El ayudante consultó sus papeles moviendo los labios silenciosamente. A continuación, miró las hileras de cajones hasta que localizó el que buscaba. Lo abrió con una llave que llevaba sujeta al cinto con una cadena de seguridad y tiró de él. Apareció una plataforma con una bolsa mortuoria cerrada hasta arriba. Gideon notó en la nariz el cosquilleo del olor acre del formol, que apenas lograba disimular el hedor del cadáver.
– ¿Está usted seguro de que se trata de Mark Wu? -preguntó Gideon, sintiéndose inexplicablemente nervioso.
– Eso dice aquí -contestó el ayudante, comprobando el número de referencia de la bolsa con el que figuraba en sus papeles.
Gideon palpó el mango de plástico del cúter que llevaba en el bolsillo. A pesar del frío que hacía en el depósito, lo notó resbaladizo porque tenía la palma de la mano sudorosa. Le esperaba un rato desagradable. Tragó saliva y se armó de valor.

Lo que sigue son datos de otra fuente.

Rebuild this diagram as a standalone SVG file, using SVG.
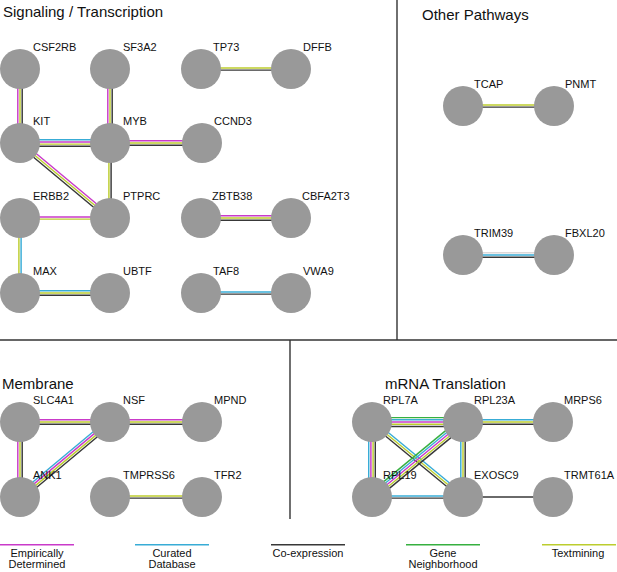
<svg xmlns="http://www.w3.org/2000/svg" width="617" height="572" viewBox="0 0 617 572">
<style>
text{font-family:"Liberation Sans",Arial,sans-serif;fill:#111}
.t{font-size:15px}
.l{font-size:11px}
.lg{font-size:11px;text-anchor:middle}
.n{fill:#999999}
.sep{stroke:#333;stroke-width:1.4;fill:none}
.e line{stroke-width:1.45}
.m{stroke:#c93ac9}
.c{stroke:#38acd6}
.k{stroke:#383838}
.g{stroke:#36b040}
.y{stroke:#bccd2e}
.f{stroke:#ddd8d8}
</style>
<rect width="617" height="572" fill="#fff"/>
<g id="separators">
<line class="sep" x1="397" y1="0" x2="397" y2="340"/>
<line class="sep" x1="0" y1="340" x2="617" y2="340"/>
<line class="sep" x1="290" y1="340" x2="290" y2="519"/>
</g>
<g id="titles">
<text class="t" x="3" y="17">Signaling / Transcription</text>
<text class="t" x="422" y="20">Other Pathways</text>
<text class="t" x="2" y="389">Membrane</text>
<text class="t" x="385" y="389">mRNA Translation</text>
</g>
<g id="connectors" class="e">
<line class="m" x1="17.8" y1="69" x2="17.8" y2="143"/>
<line class="y" x1="20" y1="69" x2="20" y2="143"/>
<line class="k" x1="22.2" y1="69" x2="22.2" y2="143"/>
<line class="m" x1="107.8" y1="69" x2="107.8" y2="143"/>
<line class="y" x1="110" y1="69" x2="110" y2="143"/>
<line class="k" x1="112.2" y1="69" x2="112.2" y2="143"/>
<line class="c" x1="20" y1="139.7" x2="110" y2="139.7"/>
<line class="m" x1="20" y1="141.9" x2="110" y2="141.9"/>
<line class="y" x1="20" y1="144.1" x2="110" y2="144.1"/>
<line class="k" x1="20" y1="146.3" x2="110" y2="146.3"/>
<line class="m" x1="110" y1="140.8" x2="202" y2="140.8"/>
<line class="y" x1="110" y1="143" x2="202" y2="143"/>
<line class="k" x1="110" y1="145.2" x2="202" y2="145.2"/>
<line class="m" x1="21.41" y1="141.31" x2="111.41" y2="216.31"/>
<line class="y" x1="20" y1="143" x2="110" y2="218"/>
<line class="k" x1="18.59" y1="144.69" x2="108.59" y2="219.69"/>
<line class="y" x1="108.9" y1="143" x2="108.9" y2="218"/>
<line class="k" x1="111.1" y1="143" x2="111.1" y2="218"/>
<line class="m" x1="20" y1="216.9" x2="110" y2="216.9"/>
<line class="y" x1="20" y1="219.1" x2="110" y2="219.1"/>
<line class="y" x1="18.9" y1="218" x2="18.9" y2="293"/>
<line class="c" x1="21.1" y1="218" x2="21.1" y2="293"/>
<line class="c" x1="20" y1="290.8" x2="110" y2="290.8"/>
<line class="y" x1="20" y1="293" x2="110" y2="293"/>
<line class="k" x1="20" y1="295.2" x2="110" y2="295.2"/>
<line class="y" x1="201" y1="67.9" x2="291" y2="67.9"/>
<line class="k" x1="201" y1="70.1" x2="291" y2="70.1"/>
<line class="m" x1="201" y1="215.8" x2="291" y2="215.8"/>
<line class="y" x1="201" y1="218" x2="291" y2="218"/>
<line class="k" x1="201" y1="220.2" x2="291" y2="220.2"/>
<line class="c" x1="201" y1="291.9" x2="291" y2="291.9"/>
<line class="k" x1="201" y1="294.1" x2="291" y2="294.1"/>
<line class="y" x1="463" y1="104.9" x2="554" y2="104.9"/>
<line class="k" x1="463" y1="107.1" x2="554" y2="107.1"/>
<line class="f" x1="463" y1="252.8" x2="554" y2="252.8"/>
<line class="c" x1="463" y1="255" x2="554" y2="255"/>
<line class="k" x1="463" y1="257.2" x2="554" y2="257.2"/>
<line class="m" x1="20" y1="419.8" x2="110" y2="419.8"/>
<line class="y" x1="20" y1="422" x2="110" y2="422"/>
<line class="k" x1="20" y1="424.2" x2="110" y2="424.2"/>
<line class="m" x1="110" y1="419.8" x2="202" y2="419.8"/>
<line class="y" x1="110" y1="422" x2="202" y2="422"/>
<line class="k" x1="110" y1="424.2" x2="202" y2="424.2"/>
<line class="m" x1="17.8" y1="422" x2="17.8" y2="497"/>
<line class="y" x1="20" y1="422" x2="20" y2="497"/>
<line class="k" x1="22.2" y1="422" x2="22.2" y2="497"/>
<line class="c" x1="107.89" y1="419.47" x2="17.89" y2="494.47"/>
<line class="m" x1="109.3" y1="421.16" x2="19.3" y2="496.16"/>
<line class="y" x1="110.7" y1="422.84" x2="20.7" y2="497.84"/>
<line class="k" x1="112.11" y1="424.53" x2="22.11" y2="499.53"/>
<line class="y" x1="110" y1="495.9" x2="202" y2="495.9"/>
<line class="k" x1="110" y1="498.1" x2="202" y2="498.1"/>
<line class="g" x1="372" y1="417.6" x2="463" y2="417.6"/>
<line class="c" x1="372" y1="419.8" x2="463" y2="419.8"/>
<line class="m" x1="372" y1="422" x2="463" y2="422"/>
<line class="y" x1="372" y1="424.2" x2="463" y2="424.2"/>
<line class="k" x1="372" y1="426.4" x2="463" y2="426.4"/>
<line class="c" x1="463" y1="419.8" x2="553" y2="419.8"/>
<line class="y" x1="463" y1="422" x2="553" y2="422"/>
<line class="k" x1="463" y1="424.2" x2="553" y2="424.2"/>
<line class="c" x1="368.7" y1="422" x2="368.7" y2="497"/>
<line class="m" x1="370.9" y1="422" x2="370.9" y2="497"/>
<line class="y" x1="373.1" y1="422" x2="373.1" y2="497"/>
<line class="k" x1="375.3" y1="422" x2="375.3" y2="497"/>
<line class="c" x1="460.8" y1="422" x2="460.8" y2="497"/>
<line class="y" x1="463" y1="422" x2="463" y2="497"/>
<line class="k" x1="465.2" y1="422" x2="465.2" y2="497"/>
<line class="c" x1="373.4" y1="420.3" x2="464.4" y2="495.3"/>
<line class="y" x1="372" y1="422" x2="463" y2="497"/>
<line class="k" x1="370.6" y1="423.7" x2="461.6" y2="498.7"/>
<line class="g" x1="460.2" y1="418.6" x2="369.2" y2="493.6"/>
<line class="c" x1="461.6" y1="420.3" x2="370.6" y2="495.3"/>
<line class="m" x1="463" y1="422" x2="372" y2="497"/>
<line class="y" x1="464.4" y1="423.7" x2="373.4" y2="498.7"/>
<line class="k" x1="465.8" y1="425.4" x2="374.8" y2="500.4"/>
<line class="c" x1="372" y1="495.9" x2="463" y2="495.9"/>
<line class="k" x1="372" y1="498.1" x2="463" y2="498.1"/>
<line class="k" x1="463" y1="497" x2="553" y2="497"/>
</g>
<g id="CSF2RB"><circle class="n" cx="20" cy="69" r="20"/><text class="l" x="33" y="51">CSF2RB</text></g>
<g id="SF3A2"><circle class="n" cx="110" cy="69" r="20"/><text class="l" x="123" y="51">SF3A2</text></g>
<g id="TP73"><circle class="n" cx="201" cy="69" r="20"/><text class="l" x="213" y="51">TP73</text></g>
<g id="DFFB"><circle class="n" cx="291" cy="69" r="20"/><text class="l" x="303" y="51">DFFB</text></g>
<g id="KIT"><circle class="n" cx="20" cy="143" r="20"/><text class="l" x="33" y="125">KIT</text></g>
<g id="MYB"><circle class="n" cx="110" cy="143" r="20"/><text class="l" x="123" y="125">MYB</text></g>
<g id="CCND3"><circle class="n" cx="202" cy="143" r="20"/><text class="l" x="214" y="125">CCND3</text></g>
<g id="ERBB2"><circle class="n" cx="20" cy="218" r="20"/><text class="l" x="33" y="200">ERBB2</text></g>
<g id="PTPRC"><circle class="n" cx="110" cy="218" r="20"/><text class="l" x="123" y="200">PTPRC</text></g>
<g id="ZBTB38"><circle class="n" cx="201" cy="218" r="20"/><text class="l" x="212" y="200">ZBTB38</text></g>
<g id="CBFA2T3"><circle class="n" cx="291" cy="218" r="20"/><text class="l" x="302" y="200">CBFA2T3</text></g>
<g id="MAX"><circle class="n" cx="20" cy="293" r="20"/><text class="l" x="33" y="275">MAX</text></g>
<g id="UBTF"><circle class="n" cx="110" cy="293" r="20"/><text class="l" x="123" y="275">UBTF</text></g>
<g id="TAF8"><circle class="n" cx="201" cy="293" r="20"/><text class="l" x="213" y="275">TAF8</text></g>
<g id="VWA9"><circle class="n" cx="291" cy="293" r="20"/><text class="l" x="303" y="275">VWA9</text></g>
<g id="TCAP"><circle class="n" cx="463" cy="106" r="20"/><text class="l" x="474" y="88">TCAP</text></g>
<g id="PNMT"><circle class="n" cx="554" cy="106" r="20"/><text class="l" x="565" y="88">PNMT</text></g>
<g id="TRIM39"><circle class="n" cx="463" cy="255" r="20"/><text class="l" x="474" y="237">TRIM39</text></g>
<g id="FBXL20"><circle class="n" cx="554" cy="255" r="20"/><text class="l" x="565" y="237">FBXL20</text></g>
<g id="SLC4A1"><circle class="n" cx="20" cy="422" r="20"/><text class="l" x="33" y="404">SLC4A1</text></g>
<g id="NSF"><circle class="n" cx="110" cy="422" r="20"/><text class="l" x="123" y="404">NSF</text></g>
<g id="MPND"><circle class="n" cx="202" cy="422" r="20"/><text class="l" x="214" y="404">MPND</text></g>
<g id="ANK1"><circle class="n" cx="20" cy="497" r="20"/><text class="l" x="33" y="479">ANK1</text></g>
<g id="TMPRSS6"><circle class="n" cx="110" cy="497" r="20"/><text class="l" x="123" y="479">TMPRSS6</text></g>
<g id="TFR2"><circle class="n" cx="202" cy="497" r="20"/><text class="l" x="214" y="479">TFR2</text></g>
<g id="RPL7A"><circle class="n" cx="372" cy="422" r="20"/><text class="l" x="383" y="404">RPL7A</text></g>
<g id="RPL23A"><circle class="n" cx="463" cy="422" r="20"/><text class="l" x="474" y="404">RPL23A</text></g>
<g id="MRPS6"><circle class="n" cx="553" cy="422" r="20"/><text class="l" x="564" y="404">MRPS6</text></g>
<g id="RPL19"><circle class="n" cx="372" cy="497" r="20"/><text class="l" x="383" y="479">RPL19</text></g>
<g id="EXOSC9"><circle class="n" cx="463" cy="497" r="20"/><text class="l" x="474" y="479">EXOSC9</text></g>
<g id="TRMT61A"><circle class="n" cx="553" cy="497" r="20"/><text class="l" x="564" y="479">TRMT61A</text></g>
<g id="legend" class="e">
<line class="m" x1="0" y1="544.7" x2="74" y2="544.7"/>
<line class="c" x1="135" y1="544.7" x2="209" y2="544.7"/>
<line class="k" x1="271" y1="544.7" x2="345" y2="544.7"/>
<line class="g" x1="406" y1="544.7" x2="480" y2="544.7"/>
<line class="y" x1="542" y1="544.7" x2="616" y2="544.7"/>
<text class="lg" x="37" y="557">Empirically</text>
<text class="lg" x="37" y="568">Determined</text>
<text class="lg" x="172" y="557">Curated</text>
<text class="lg" x="172" y="568">Database</text>
<text class="lg" x="308" y="557">Co-expression</text>
<text class="lg" x="443" y="557">Gene</text>
<text class="lg" x="443" y="568">Neighborhood</text>
<text class="lg" x="578" y="557">Textmining</text>
</g>
</svg>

– Me gustaría estar un momento a solas con él -dijo, terminando su petición con un fingido sollozo que sonó más parecido a un ataque de hipo.
El hombre asintió. Parecía aún menos dispuesto que Gideon a quedarse.
– ¿Cinco minutos?
– ¿Podrían ser diez?
Otro gruñido de asentimiento.
– Le esperaré en el pasillo.
– Gracias.
El hombre salió, y la puerta se cerró tras él. Los fluorescentes del techo emitían un ligero zumbido y se oía el siseo del sistema de ventilación. El olor del cuarto resultaba tan penetrante que Gideon tuvo la impresión de que lo envolvía.
Diez minutos. Sería mejor que se diera prisa. Sacó las radiografías y comprobó la ubicación del alambre. Se encontraba en la parte interior del muslo izquierdo, donde Wu podría haber llegado a él con relativa facilidad. Por la misma razón, no estaba demasiado profundo. Con un poco de suerte, la marca de la inserción todavía sería visible, eso suponiendo que la piel no se hubiera deteriorado irremediablemente durante aquellos cinco días. Respiró hondo, sujetó la bolsa y descorrió la cremallera. El cierre le pareció un gusano frío que se deslizara entre sus dedos. Abrió la bolsa, descubriendo el rostro y el torso lampiño y desnudo, con la incisión de la autopsia en forma de «Y», cosida toscamente. Lo habían limpiado a medias, así que había manchas de restos de sangre seca y fluidos. Se veían varios cortes y laceraciones que habían suturado con cuidado, seguramente cuando Wu todavía estaba con vida.